不确定环境下的安全保障：基于随机阈值的约束马尔可夫决策过程 (Ensuring Safety in an Uncertain Environment: Constrained MDPs via Stochastic Thresholds)

This paper studies constrained Markov decision processes (CMDPs) with constraints against stochastic thresholds, aiming at safety of reinforcement learning in unknown and uncertain environments. We leverage a Growing-Window estimator sampling from interactions with the uncertain environment to estimate the thresholds, based on which we design Stochastic Pessimistic-Optimistic Thresholding (SPOT), a novel model-based primal-dual algorithm for multiple constraints against stochastic thresholds. SPOT enables reinforcement learning under both pessimistic and optimistic threshold settings. We prove that our algorithm achieves sublinear regret and constraint violation; i.e., a reward regret of $\tilde{\mathcal{O}}(\sqrt{T})$ while allowing an $\tilde{\mathcal{O}}(\sqrt{T})$ constraint violation over $T$ episodes. The theoretical guarantees show that our algorithm achieves performance comparable to that of an approach relying on fixed and clear thresholds. To the best of our knowledge, SPOT is the first reinforcement learning algorithm that realises theoretical guaranteed performance in an uncertain environment where even thresholds are unknown.

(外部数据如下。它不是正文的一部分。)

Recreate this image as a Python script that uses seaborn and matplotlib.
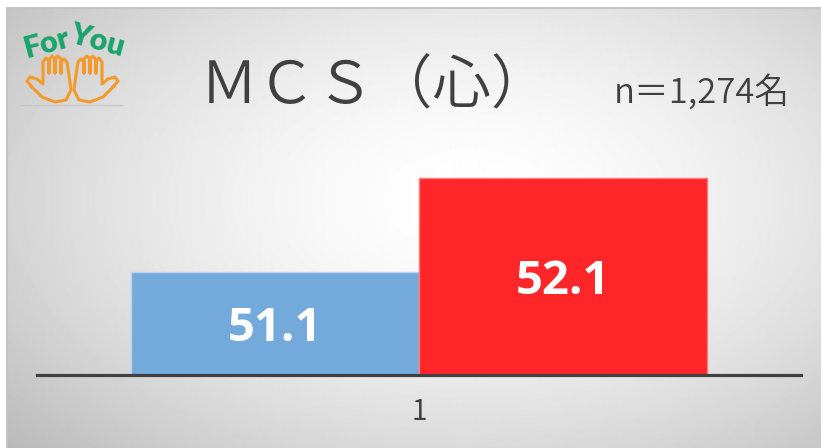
import numpy as np
import pandas as pd
import matplotlib
matplotlib.use('Agg')
import matplotlib.pyplot as plt
import seaborn as sns

# ---- data ----
categories = ['1']
groups = ['A', 'B']
values = [51.1, 52.1]
value_labels = ['51.1', '52.1']
title = 'ＭＣＳ（心）'
n_text = 'n＝1,274名'
colors = ['#74A9DB', '#FF2629']
edge_colors = ['#B8D3EE', '#FF7A7A']

sns.set_style('white')
plt.rcParams['font.family'] = ['Noto Sans CJK JP', 'DejaVu Sans']

W, H = 821, 448
fig = plt.figure(figsize=(W / 100, H / 100), dpi=100)
fig.patch.set_facecolor('white')

# ---- radial gradient background ----
bg = fig.add_axes([7 / W, 0, (W - 7) / W, (H - 8) / H], zorder=0)
ys, xs = np.mgrid[8:H, 7:W]
r = np.hypot((xs - 470) / 560, (ys - 200) / 330)
v = 1 - 0.23 * np.clip(r, 0, 1.3) ** 1.6
bg.imshow(v, cmap='gray', vmin=0, vmax=1, aspect='auto', interpolation='bilinear')
bg.set_axis_off()

# ---- main chart ----
ax = fig.add_axes([37 / W, (H - 375) / H, 764 / W, (375 - 93) / H], zorder=1)
ax.patch.set_alpha(0)
df = pd.DataFrame({'cat': categories * len(groups), 'grp': groups, 'val': values})
sns.barplot(data=df, x='cat', y='val', hue='grp', palette=colors, width=0.754,
            saturation=1, legend=False, errorbar=None, ax=ax)
ax.set_ylim(50, 53)
ax.set_xlim(-0.5, 0.5)
for p, ec in zip(ax.patches, edge_colors):
    p.set_edgecolor(ec)
    p.set_linewidth(1)
y0 = ax.get_ylim()[0]
for p, lab in zip(ax.patches, value_labels):
    ax.text(p.get_x() + p.get_width() / 2, (y0 + p.get_height()) / 2, lab,
            ha='center', va='center_baseline', color='white', fontsize=34,
            fontweight='bold', family=['Open Sans', 'DejaVu Sans'])
for s in ['left', 'top', 'right']:
    ax.spines[s].set_visible(False)
ax.spines['bottom'].set_color('#404040')
ax.spines['bottom'].set_linewidth(2.3)
ax.set_yticks([])
ax.tick_params(axis='x', length=0, labelsize=20, labelcolor='#404040', pad=16)
ax.set_xlabel('')
ax.set_ylabel('')

# ---- overlay: titles, frame, logo ----
ov = fig.add_axes([0, 0, 1, 1], zorder=2)
ov.set_xlim(0, W)
ov.set_ylim(H, 0)
ov.set_axis_off()
ov.patch.set_alpha(0)

ov.plot([7, 7], [8, H], color='#c4c4c4', lw=1.5)
ov.plot([7, W], [8, 8], color='#c4c4c4', lw=1.5)

ov.text(200, 103, title, fontsize=42, color='#404040', ha='left', va='baseline',
        fontweight=350, family=['Noto Sans CJK JP', 'DejaVu Sans'])
ov.text(790, 103, n_text, fontsize=25, color='#404040', ha='right', va='baseline',
        fontweight=350, family=['Noto Sans CJK JP', 'DejaVu Sans'])

# logo
green = '#19A46B'
orange = '#F39A2B'
ov.text(47, 43, 'For', rotation=15, ha='center', va='center', fontsize=22,
        fontweight='heavy', color=green, family=['Lato', 'DejaVu Sans'])
ov.text(98, 40, 'You', rotation=-15, ha='center', va='center', fontsize=22,
        fontweight='heavy', color=green, family=['Lato', 'DejaVu Sans'])
hand = [(31, 86), (27, 81), (30, 77), (37, 79), (43, 84), (43, 62), (46, 58), (49, 61),
        (49, 73), (49, 60), (52, 56), (55, 59), (55, 73), (55, 59), (58, 56), (61, 59),
        (61, 73), (61, 62), (64, 59), (67, 62), (69, 75), (71, 90), (66, 100), (55, 102),
        (42, 97), (31, 86)]
hx = np.array([p[0] for p in hand])
hy = np.array([p[1] for p in hand])
ov.plot(hx, hy, color=orange, lw=2.2, solid_joinstyle='round', solid_capstyle='round')
ov.plot(145 - hx, hy, color=orange, lw=2.2, solid_joinstyle='round', solid_capstyle='round')
ov.plot([20, 122], [105, 105], color='#c8c8c8', lw=1)

fig.savefig('out.png', dpi=100)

翻译：本文研究具有随机阈值约束的约束马尔可夫决策过程，旨在实现未知与不确定环境中强化学习的安全性。我们利用从不确定环境交互中采样的增长窗口估计器来估计阈值，并在此基础上设计了随机悲观-乐观阈值算法——一种针对多重随机阈值约束的新型基于模型的原对偶算法。该算法支持在悲观与乐观阈值设定下进行强化学习。我们证明该算法实现了次线性遗憾与约束违反，即在T个回合中达成$\tilde{\mathcal{O}}(\sqrt{T})$的奖励遗憾，同时允许$\tilde{\mathcal{O}}(\sqrt{T})$的约束违反。理论保证表明，该算法能达到与依赖固定明确阈值方法相当的性能。据我们所知，该算法是首个在阈值未知的不确定环境中实现理论性能保障的强化学习算法。